As with everything else I've done in the last year, I'm just gonna go for it. If you're offended by my openness or need to express an opinion, I invite you to leave right now 'cause I have exactly ZERO time for that shit. So here we go...
4 years ago today was one of the best days of my life. It was the day I got married.
Today, as I write this, I'm sad. And I'm trying to give myself permission to be sad as I think back on where I was 4 years ago.

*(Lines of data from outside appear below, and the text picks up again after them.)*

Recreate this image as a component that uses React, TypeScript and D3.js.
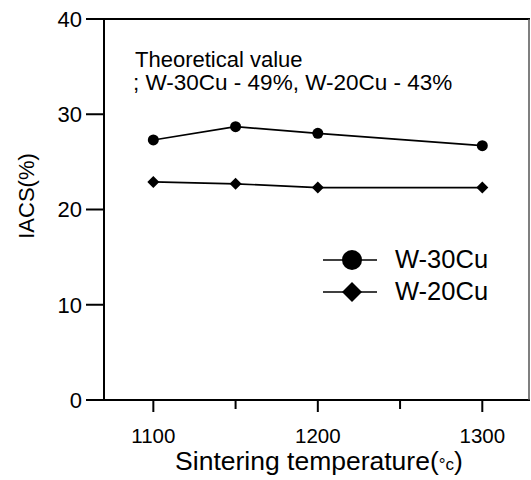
import React from "react";
import * as d3 from "d3";

const temps = [1100, 1150, 1200, 1300];
const w30cu = [27.3, 28.7, 28.0, 26.7];
const w20cu = [22.9, 22.7, 22.3, 22.3];
const yTicks = [0, 10, 20, 30, 40];
const xMajorTicks = [1100, 1200, 1300];
const xMinorTicks = [1150, 1250];
const seriesNames = ["W-30Cu", "W-20Cu"];
const noteLines = ["Theoretical value", "; W-30Cu - 49%, W-20Cu - 43%"];

const W = 531;
const H = 480;
const font = "'Liberation Sans', Arial, Helvetica, sans-serif";

export default function App() {
  const x = d3.scaleLinear().domain([1070, 1329]).range([104, 530]);
  const y = d3.scaleLinear().domain([0, 40]).range([400, 19]);
  const line = d3
    .line<[number, number]>()
    .x((d) => x(d[0]))
    .y((d) => y(d[1]));
  const d30 = temps.map((t, i) => [t, w30cu[i]] as [number, number]);
  const d20 = temps.map((t, i) => [t, w20cu[i]] as [number, number]);
  const diamondSmall = d3.symbol().type(d3.symbolSquare).size(72)()!;
  const diamondBig = d3.symbol().type(d3.symbolSquare).size(200)()!;
  const [x0, x1] = x.range();
  const [yb, yt] = y.range();

  return (
    <svg
      width={W}
      height={H}
      style={{ position: "absolute", left: 0, top: 0, background: "#fff" }}
      fontFamily={font}
    >
      {/* frame */}
      <line x1={x0} x2={x0} y1={yt} y2={yb} stroke="#000" strokeWidth={2} />
      <line x1={86} x2={x1} y1={yt} y2={yt} stroke="#000" strokeWidth={2} />
      <line x1={86} x2={x1} y1={yb} y2={yb} stroke="#000" strokeWidth={2} />
      <line x1={x1 - 1} x2={x1 - 1} y1={yt} y2={yb} stroke="#555" strokeWidth={1.5} />

      {/* y ticks */}
      {yTicks.map((v) => (
        <g key={v}>
          <line x1={86} x2={x0} y1={y(v)} y2={y(v)} stroke="#000" strokeWidth={2} />
          <text x={82} y={y(v)} dy="0.36em" textAnchor="end" fontSize={22}>
            {v}
          </text>
        </g>
      ))}

      {/* x ticks */}
      {xMajorTicks.map((v) => (
        <g key={v}>
          <line x1={x(v)} x2={x(v)} y1={yb} y2={yb + 12} stroke="#000" strokeWidth={2} />
          <text x={x(v)} y={443} textAnchor="middle" fontSize={20.5}>
            {v}
          </text>
        </g>
      ))}
      {xMinorTicks.map((v) => (
        <line key={v} x1={x(v)} x2={x(v)} y1={yb} y2={yb + 9} stroke="#000" strokeWidth={2} />
      ))}

      {/* axis titles */}
      <text x={319} y={470} textAnchor="middle" fontSize={26.5}>
        Sintering temperature(<tspan fontSize={17}>°c</tspan>)
      </text>
      <text
        transform={`translate(34,196) rotate(-90)`}
        textAnchor="middle"
        fontSize={22}
      >
        IACS(%)
      </text>

      {/* note */}
      <text x={135} y={67} fontSize={22}>
        {noteLines[0]}
      </text>
      <text x={133} y={90} fontSize={22.5}>
        {noteLines[1]}
      </text>

      {/* series */}
      <path d={line(d30)!} fill="none" stroke="#000" strokeWidth={1.7} />
      <path d={line(d20)!} fill="none" stroke="#000" strokeWidth={1.7} />
      {d30.map((d, i) => (
        <circle key={i} cx={x(d[0])} cy={y(d[1])} r={5.5} fill="#000" />
      ))}
      {d20.map((d, i) => (
        <path
          key={i}
          d={diamondSmall}
          transform={`translate(${x(d[0])},${y(d[1])}) rotate(45)`}
          fill="#000"
        />
      ))}

      {/* legend */}
      <line x1={323} x2={377} y1={260} y2={260} stroke="#000" strokeWidth={1.5} />
      <circle cx={352} cy={260} r={10} fill="#000" />
      <text x={395} y={268} fontSize={25.5}>
        {seriesNames[0]}
      </text>
      <line x1={323} x2={377} y1={292} y2={292} stroke="#000" strokeWidth={1.5} />
      <path d={diamondBig} transform={`translate(352,292) rotate(45)`} fill="#000" />
      <text x={395} y={300} fontSize={25.5}>
        {seriesNames[1]}
      </text>
    </svg>
  );
}
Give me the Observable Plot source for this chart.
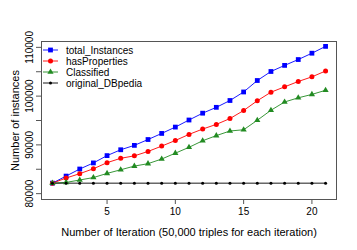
<!DOCTYPE html>
<html>
<head>
<meta charset="utf-8">
<script src="https://cdn.jsdelivr.net/npm/d3@7"></script>
<script src="https://cdn.jsdelivr.net/npm/@observablehq/plot@0.6"></script>
<style>
  body { margin: 0; background: #fff; font-family: "Liberation Sans", Arial, sans-serif; }
  #wrap { position: relative; width: 357px; height: 250px; }
  #legend { position: absolute; left: 42px; top: 44.5px; font-size: 10px; color: #000; }
  #legend .row { height: 11px; display: flex; align-items: center; white-space: nowrap; }
  #legend .row span { display: block; height: 11px; line-height: 11px; overflow: visible; }
  #legend svg { margin-right: 7px; flex: none; }
</style>
</head>
<body>
<div id="wrap"><div id="legend"></div></div>
<script>
const iterations = [1, 2, 3, 4, 5, 6, 7, 8, 9, 10, 11, 12, 13, 14, 15, 16, 17, 18, 19, 20, 21];
const totalInstances = [82150, 83600, 85050, 86300, 87800, 89000, 89900, 91100, 92350, 93650, 95100, 96500, 97700, 99100, 100850, 103200, 105050, 106300, 107500, 108800, 110200];
const hasProperties = [82150, 83200, 84100, 85100, 86350, 87250, 87750, 88650, 89750, 90900, 92150, 93250, 94200, 95400, 97050, 99050, 100800, 101900, 103000, 103950, 105150];
const classified = [82150, 82300, 82800, 83300, 84150, 84900, 85650, 86150, 87100, 88300, 89500, 90850, 91900, 92850, 93100, 95050, 97100, 98800, 99650, 100350, 101200];
const originalDBpedia = [82150, 82150, 82150, 82150, 82150, 82150, 82150, 82150, 82150, 82150, 82150, 82150, 82150, 82150, 82150, 82150, 82150, 82150, 82150, 82150, 82150];
const seriesNames = ["total_Instances", "hasProperties", "Classified", "original_DBpedia"];
const seriesColors = ["#0000ff", "#ff0000", "#228b22", "#000000"];
const seriesSymbols = ["square", "circle", "triangle", "circle"];
const yTicks = [80000, 85000, 90000, 95000, 100000, 105000, 110000];
const xTicks = [5, 10, 15, 20];

const allValues = [totalInstances, hasProperties, classified, originalDBpedia];
const data = [];
seriesNames.forEach((name, s) => {
  iterations.forEach((it, i) => data.push({series: name, x: it, y: allValues[s][i]}));
});

const sizes = {"total_Instances": 2.7, "hasProperties": 2.5, "Classified": 2.3, "original_DBpedia": 1.5};

const chart = Plot.plot({
  width: 357,
  height: 250,
  marginLeft: 41,
  marginTop: 41,
  marginRight: 21,
  marginBottom: 51,
  style: {fontFamily: "Liberation Sans, Arial, sans-serif", background: "#fff"},
  x: {domain: [0.2, 21.8]},
  y: {domain: [78800, 111200]},
  color: {domain: seriesNames, range: seriesColors},
  symbol: {domain: seriesNames, range: seriesSymbols},
  marks: [
    Plot.axisX({ticks: xTicks, tickSize: 5, tickPadding: 3, fontSize: 10, label: null, stroke: "#555", color: "#000"}),
    Plot.axisX({ticks: [], label: "Number of Iteration (50,000 triples for each iteration)", labelAnchor: "center", labelArrow: "none", labelOffset: 36, fontSize: 11}),
    Plot.axisY({ticks: yTicks, tickFormat: d => d % 10000 === 0 ? String(d) : "", tickRotate: -90, tickSize: 5, tickPadding: 4, fontSize: 10, label: null, stroke: "#555"}),
    Plot.axisY({ticks: [], label: "Number of instances", labelAnchor: "center", labelArrow: "none", labelOffset: 30, fontSize: 11}),
    Plot.frame({stroke: "#555"}),
    Plot.line(data, {x: "x", y: "y", z: "series", stroke: "series", strokeWidth: 0.9}),
    ...seriesNames.map(name => Plot.dot(data.filter(d => d.series === name), {x: "x", y: "y", symbol: "series", fill: "series", r: sizes[name]}))
  ]
});
document.getElementById("wrap").prepend(chart);

const legend = d3.select("#legend");
seriesNames.forEach((name, i) => {
  const row = legend.append("div").attr("class", "row");
  const svg = row.append("svg").attr("width", 17).attr("height", 10);
  svg.append("line").attr("x1", 1).attr("x2", 16).attr("y1", 5).attr("y2", 5).attr("stroke", seriesColors[i]).attr("stroke-width", 0.9);
  const sym = {square: d3.symbolSquare, circle: d3.symbolCircle, triangle: d3.symbolTriangle}[seriesSymbols[i]];
  const r = sizes[name];
  svg.append("path").attr("transform", "translate(8.5,5)").attr("d", d3.symbol(sym, Math.PI * r * r)()).attr("fill", seriesColors[i]);
  row.append("span").text(name);
});
</script>
</body>
</html>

I was so determined not to let 11-4-2012 pass me by in a blur. I remember waking up on this day knowing I'd walk down the aisle to the man I would promise my life to and I was so hopeful. I remember taking the time to breathe, to look around the room at the people I loved who were gathered to celebrate my marriage and enjoy the little moments.
And I did.
I loved that day.
And I loved that man.
Today, those memories...those little, precious moments are still there. They're snippets in time that make me smile while simultaneously breaking my heart into a million pieces. Today, I'm embracing the beauty and the suck of those moments.
Divorce isn't pretty for anyone. I've learned it's much like a death in that I lost someone I loved and it's important to mourn that. One of the biggest and most difficult lessons I've learned is that it's important not to forget the good moments. I'm still learning to give myself permission to accept that there was so much good in my wedding day, my marriage and my relationship. While it didn't work out, I'm allowed to miss those things and him without wanting to run back.
I will move forward and I will move on, but for right now...I just want to be still. Today I will look back on every moment I took in on this beautiful fall day in 2012 with a bittersweet fondness. Today, I let the tears flow and give myself permission to just FEEL.